« Ceci est un livre sur le péché originel. » C’est ainsi que débute Big Boys, Les mercenaires d’Irak. Péché originel, en effet, dans le sens de perte d’innocence, et aussi d’une forme de culpabilité. Car ces hommes, souvent des ex-militaires, originaires de plusieurs pays, mais en majorité américains, qui sont allés s’engager en Irak auprès d’agences de sécurité privées, ont assurément une responsabilité à porter. Les raisons les ayant incités à faire ce choix peuvent être multiples, mais les salaires alléchants comptaient certainement pour beaucoup.
Steve Fainaru, alors qu’il était reporter pour le Washington Post, a écrit une série de reportages sur ces mercenaires de la guerre d’Irak – il faut dire qu’ils n’aiment pas ce terme et préfèrent se faire appeler « agents de sécurité privés ». Il a mis sa vie en danger en accompagnant certains d’entre eux lors de leurs missions d’escorte de convois de camions. Ses articles portaient sur quelques agences reconnues pour les gestes de brutalité gratuite et pour les assassinats d’Irakiens innocents commis par certains de leurs employés. Il a dénoncé l’impunité accordée systématiquement à ces agences par le département d’État américain. Pourtant, l’une d’entre elles était même tristement reconnue pour avoir participé à une tuerie perpétrée à la place Nisoor, à Bagdad, où dix-sept Irakiens furent tués.

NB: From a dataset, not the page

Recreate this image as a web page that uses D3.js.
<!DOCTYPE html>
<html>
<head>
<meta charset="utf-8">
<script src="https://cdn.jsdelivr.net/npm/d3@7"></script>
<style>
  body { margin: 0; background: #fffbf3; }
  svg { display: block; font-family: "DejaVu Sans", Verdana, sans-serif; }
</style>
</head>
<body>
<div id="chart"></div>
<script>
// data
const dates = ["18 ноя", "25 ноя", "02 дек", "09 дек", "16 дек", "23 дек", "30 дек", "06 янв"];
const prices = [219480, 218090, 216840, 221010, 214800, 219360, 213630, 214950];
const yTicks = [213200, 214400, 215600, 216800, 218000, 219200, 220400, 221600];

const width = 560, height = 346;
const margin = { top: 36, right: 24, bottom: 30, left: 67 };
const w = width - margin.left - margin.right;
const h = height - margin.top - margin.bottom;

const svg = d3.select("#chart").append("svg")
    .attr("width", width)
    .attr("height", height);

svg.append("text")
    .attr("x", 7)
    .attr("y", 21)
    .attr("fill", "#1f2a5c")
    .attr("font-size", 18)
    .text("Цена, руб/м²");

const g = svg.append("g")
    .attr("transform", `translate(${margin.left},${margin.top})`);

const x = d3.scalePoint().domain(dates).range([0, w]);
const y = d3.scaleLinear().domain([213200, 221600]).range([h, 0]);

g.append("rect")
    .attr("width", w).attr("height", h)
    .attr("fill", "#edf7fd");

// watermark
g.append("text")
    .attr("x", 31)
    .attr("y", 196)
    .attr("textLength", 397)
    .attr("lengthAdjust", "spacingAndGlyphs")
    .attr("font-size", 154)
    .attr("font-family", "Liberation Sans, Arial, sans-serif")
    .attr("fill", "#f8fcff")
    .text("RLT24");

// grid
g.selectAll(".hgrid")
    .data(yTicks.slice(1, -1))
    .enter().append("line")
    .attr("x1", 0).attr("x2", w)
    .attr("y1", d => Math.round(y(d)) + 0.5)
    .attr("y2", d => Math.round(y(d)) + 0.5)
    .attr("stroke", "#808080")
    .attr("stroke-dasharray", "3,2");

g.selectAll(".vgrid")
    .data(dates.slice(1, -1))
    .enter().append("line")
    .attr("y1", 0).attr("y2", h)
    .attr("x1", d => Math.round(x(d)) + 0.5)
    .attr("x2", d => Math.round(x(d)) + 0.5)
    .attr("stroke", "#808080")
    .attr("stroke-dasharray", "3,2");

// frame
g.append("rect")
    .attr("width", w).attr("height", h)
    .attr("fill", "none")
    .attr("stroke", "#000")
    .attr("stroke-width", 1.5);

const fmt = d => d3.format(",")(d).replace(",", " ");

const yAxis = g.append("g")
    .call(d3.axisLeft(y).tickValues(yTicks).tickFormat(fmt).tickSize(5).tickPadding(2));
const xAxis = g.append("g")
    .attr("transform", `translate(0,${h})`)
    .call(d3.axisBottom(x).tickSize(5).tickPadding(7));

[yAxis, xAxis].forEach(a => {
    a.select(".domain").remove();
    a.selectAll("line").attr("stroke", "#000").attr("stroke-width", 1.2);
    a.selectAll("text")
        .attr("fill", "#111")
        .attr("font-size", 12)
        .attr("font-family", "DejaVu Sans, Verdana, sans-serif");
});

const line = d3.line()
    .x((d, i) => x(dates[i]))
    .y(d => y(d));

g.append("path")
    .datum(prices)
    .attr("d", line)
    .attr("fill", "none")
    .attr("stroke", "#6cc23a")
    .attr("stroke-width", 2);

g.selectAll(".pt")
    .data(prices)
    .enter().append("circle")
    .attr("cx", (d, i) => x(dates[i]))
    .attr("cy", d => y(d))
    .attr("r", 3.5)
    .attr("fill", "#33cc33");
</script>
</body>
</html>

Les reportages publiés par Fainaru lui ont valu le prix Pulitzer en 2008 et lui ont fourni la matière pour son livre. Dans une partie importante de l’essai, il s’attarde sur un groupe de cinq hommes côtoyés de près en Irak. Ceux-ci ont été kidnappés peu après le retour précipité de l’auteur aux États-Unis, qui s’était rendu auprès de son père mourant. Parce qu’il se sentait près de ces hommes et qu’il s’était attaché en particulier à l’un d’eux, Jon Coté – dont le père était originaire du Québec –, il raconte les démarches visant à retrouver les disparus. Il rapporte également des éléments de sa propre vie, comme l’état de santé de son père et les démêlés de son frère avec la justice. Tout cela ajoute une touche plus humaine à son essai. C’est sans doute en bonne partie pour cette raison que Big Boys se lit comme un roman : on est captivé par le récit et on veut savoir quel sort connaîtront les kidnappés.